* **Required work**
Repeat each line of the material below exactly as it appears, minus any pictures.

* **Information provided**
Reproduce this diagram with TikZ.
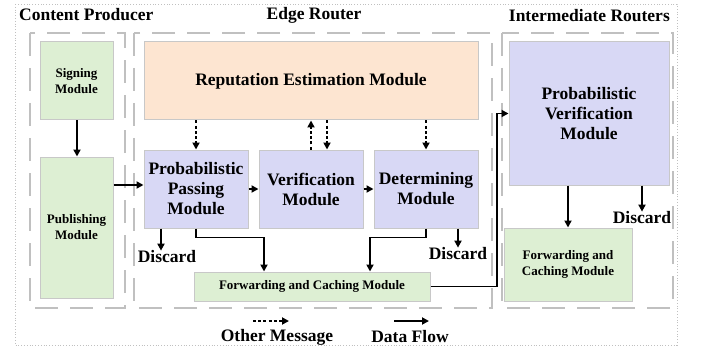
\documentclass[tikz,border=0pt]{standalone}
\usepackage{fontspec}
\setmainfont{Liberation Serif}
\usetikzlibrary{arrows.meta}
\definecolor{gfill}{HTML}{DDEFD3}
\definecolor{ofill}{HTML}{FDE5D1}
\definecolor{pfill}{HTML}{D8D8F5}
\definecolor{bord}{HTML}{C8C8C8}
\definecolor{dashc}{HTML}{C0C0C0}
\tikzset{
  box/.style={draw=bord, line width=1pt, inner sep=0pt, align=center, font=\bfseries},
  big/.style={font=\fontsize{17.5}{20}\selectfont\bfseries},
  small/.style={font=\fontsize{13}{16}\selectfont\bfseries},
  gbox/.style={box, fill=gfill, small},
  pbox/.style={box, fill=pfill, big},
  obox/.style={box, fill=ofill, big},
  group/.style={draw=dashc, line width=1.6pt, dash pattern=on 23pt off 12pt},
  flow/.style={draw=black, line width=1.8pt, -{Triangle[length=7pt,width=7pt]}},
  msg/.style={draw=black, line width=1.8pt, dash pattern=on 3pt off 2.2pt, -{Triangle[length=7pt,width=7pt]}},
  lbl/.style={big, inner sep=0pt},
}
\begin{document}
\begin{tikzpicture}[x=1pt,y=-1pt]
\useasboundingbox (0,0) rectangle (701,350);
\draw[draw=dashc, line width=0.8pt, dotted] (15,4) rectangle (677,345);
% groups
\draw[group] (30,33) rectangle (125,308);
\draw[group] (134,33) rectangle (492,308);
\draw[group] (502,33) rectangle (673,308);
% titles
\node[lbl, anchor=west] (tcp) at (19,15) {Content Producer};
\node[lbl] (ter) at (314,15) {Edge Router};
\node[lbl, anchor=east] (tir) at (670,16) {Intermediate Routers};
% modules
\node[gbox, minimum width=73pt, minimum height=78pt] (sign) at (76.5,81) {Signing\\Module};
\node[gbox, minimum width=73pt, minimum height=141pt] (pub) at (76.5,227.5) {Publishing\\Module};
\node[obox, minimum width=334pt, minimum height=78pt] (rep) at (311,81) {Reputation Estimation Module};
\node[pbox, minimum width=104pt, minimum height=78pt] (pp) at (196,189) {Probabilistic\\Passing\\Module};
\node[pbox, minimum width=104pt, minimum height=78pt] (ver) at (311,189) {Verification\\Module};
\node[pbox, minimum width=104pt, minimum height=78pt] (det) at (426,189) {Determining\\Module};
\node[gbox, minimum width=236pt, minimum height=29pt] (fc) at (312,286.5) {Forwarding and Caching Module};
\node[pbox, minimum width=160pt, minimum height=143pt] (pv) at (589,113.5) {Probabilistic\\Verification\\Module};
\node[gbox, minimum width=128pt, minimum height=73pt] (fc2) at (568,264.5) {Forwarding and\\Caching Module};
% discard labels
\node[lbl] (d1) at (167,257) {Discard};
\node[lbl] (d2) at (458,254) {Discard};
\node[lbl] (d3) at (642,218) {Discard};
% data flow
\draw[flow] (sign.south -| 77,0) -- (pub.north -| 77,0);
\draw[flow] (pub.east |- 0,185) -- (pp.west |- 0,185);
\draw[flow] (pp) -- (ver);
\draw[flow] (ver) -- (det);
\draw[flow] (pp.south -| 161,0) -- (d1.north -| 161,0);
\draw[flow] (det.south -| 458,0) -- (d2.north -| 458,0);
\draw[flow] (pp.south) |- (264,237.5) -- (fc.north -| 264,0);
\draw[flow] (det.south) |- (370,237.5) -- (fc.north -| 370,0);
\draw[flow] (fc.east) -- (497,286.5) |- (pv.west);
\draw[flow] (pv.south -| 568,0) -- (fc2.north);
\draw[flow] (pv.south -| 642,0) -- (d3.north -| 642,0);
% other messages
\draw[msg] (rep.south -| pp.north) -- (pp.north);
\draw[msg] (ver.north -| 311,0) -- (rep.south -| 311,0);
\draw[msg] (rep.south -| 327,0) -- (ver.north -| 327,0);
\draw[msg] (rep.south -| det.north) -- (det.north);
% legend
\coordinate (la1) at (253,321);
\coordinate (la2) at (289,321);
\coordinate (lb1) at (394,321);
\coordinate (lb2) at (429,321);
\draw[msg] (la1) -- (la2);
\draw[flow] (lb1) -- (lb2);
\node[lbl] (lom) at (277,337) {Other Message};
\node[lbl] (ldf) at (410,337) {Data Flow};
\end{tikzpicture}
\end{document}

* **Answer for this exercise**
Reproduce this diagram with TikZ.
\documentclass[tikz,border=0pt]{standalone}
\usepackage{fontspec}
\setmainfont{Liberation Serif}
\usetikzlibrary{arrows.meta}
\definecolor{gfill}{HTML}{DDEFD3}
\definecolor{ofill}{HTML}{FDE5D1}
\definecolor{pfill}{HTML}{D8D8F5}
\definecolor{bord}{HTML}{C8C8C8}
\definecolor{dashc}{HTML}{C0C0C0}
\tikzset{
  box/.style={draw=bord, line width=1pt, inner sep=0pt, align=center, font=\bfseries},
  big/.style={font=\fontsize{17.5}{20}\selectfont\bfseries},
  small/.style={font=\fontsize{13}{16}\selectfont\bfseries},
  gbox/.style={box, fill=gfill, small},
  pbox/.style={box, fill=pfill, big},
  obox/.style={box, fill=ofill, big},
  group/.style={draw=dashc, line width=1.6pt, dash pattern=on 23pt off 12pt},
  flow/.style={draw=black, line width=1.8pt, -{Triangle[length=7pt,width=7pt]}},
  msg/.style={draw=black, line width=1.8pt, dash pattern=on 3pt off 2.2pt, -{Triangle[length=7pt,width=7pt]}},
  lbl/.style={big, inner sep=0pt},
}
\begin{document}
\begin{tikzpicture}[x=1pt,y=-1pt]
\useasboundingbox (0,0) rectangle (701,350);
\draw[draw=dashc, line width=0.8pt, dotted] (15,4) rectangle (677,345);
% groups
\draw[group] (30,33) rectangle (125,308);
\draw[group] (134,33) rectangle (492,308);
\draw[group] (502,33) rectangle (673,308);
% titles
\node[lbl, anchor=west] (tcp) at (19,15) {Content Producer};
\node[lbl] (ter) at (314,15) {Edge Router};
\node[lbl, anchor=east] (tir) at (670,16) {Intermediate Routers};
% modules
\node[gbox, minimum width=73pt, minimum height=78pt] (sign) at (76.5,81) {Signing\\Module};
\node[gbox, minimum width=73pt, minimum height=141pt] (pub) at (76.5,227.5) {Publishing\\Module};
\node[obox, minimum width=334pt, minimum height=78pt] (rep) at (311,81) {Reputation Estimation Module};
\node[pbox, minimum width=104pt, minimum height=78pt] (pp) at (196,189) {Probabilistic\\Passing\\Module};
\node[pbox, minimum width=104pt, minimum height=78pt] (ver) at (311,189) {Verification\\Module};
\node[pbox, minimum width=104pt, minimum height=78pt] (det) at (426,189) {Determining\\Module};
\node[gbox, minimum width=236pt, minimum height=29pt] (fc) at (312,286.5) {Forwarding and Caching Module};
\node[pbox, minimum width=160pt, minimum height=143pt] (pv) at (589,113.5) {Probabilistic\\Verification\\Module};
\node[gbox, minimum width=128pt, minimum height=73pt] (fc2) at (568,264.5) {Forwarding and\\Caching Module};
% discard labels
\node[lbl] (d1) at (167,257) {Discard};
\node[lbl] (d2) at (458,254) {Discard};
\node[lbl] (d3) at (642,218) {Discard};
% data flow
\draw[flow] (sign.south -| 77,0) -- (pub.north -| 77,0);
\draw[flow] (pub.east |- 0,185) -- (pp.west |- 0,185);
\draw[flow] (pp) -- (ver);
\draw[flow] (ver) -- (det);
\draw[flow] (pp.south -| 161,0) -- (d1.north -| 161,0);
\draw[flow] (det.south -| 458,0) -- (d2.north -| 458,0);
\draw[flow] (pp.south) |- (264,237.5) -- (fc.north -| 264,0);
\draw[flow] (det.south) |- (370,237.5) -- (fc.north -| 370,0);
\draw[flow] (fc.east) -- (497,286.5) |- (pv.west);
\draw[flow] (pv.south -| 568,0) -- (fc2.north);
\draw[flow] (pv.south -| 642,0) -- (d3.north -| 642,0);
% other messages
\draw[msg] (rep.south -| pp.north) -- (pp.north);
\draw[msg] (ver.north -| 311,0) -- (rep.south -| 311,0);
\draw[msg] (rep.south -| 327,0) -- (ver.north -| 327,0);
\draw[msg] (rep.south -| det.north) -- (det.north);
% legend
\coordinate (la1) at (253,321);
\coordinate (la2) at (289,321);
\coordinate (lb1) at (394,321);
\coordinate (lb2) at (429,321);
\draw[msg] (la1) -- (la2);
\draw[flow] (lb1) -- (lb2);
\node[lbl] (lom) at (277,337) {Other Message};
\node[lbl] (ldf) at (410,337) {Data Flow};
\end{tikzpicture}
\end{document}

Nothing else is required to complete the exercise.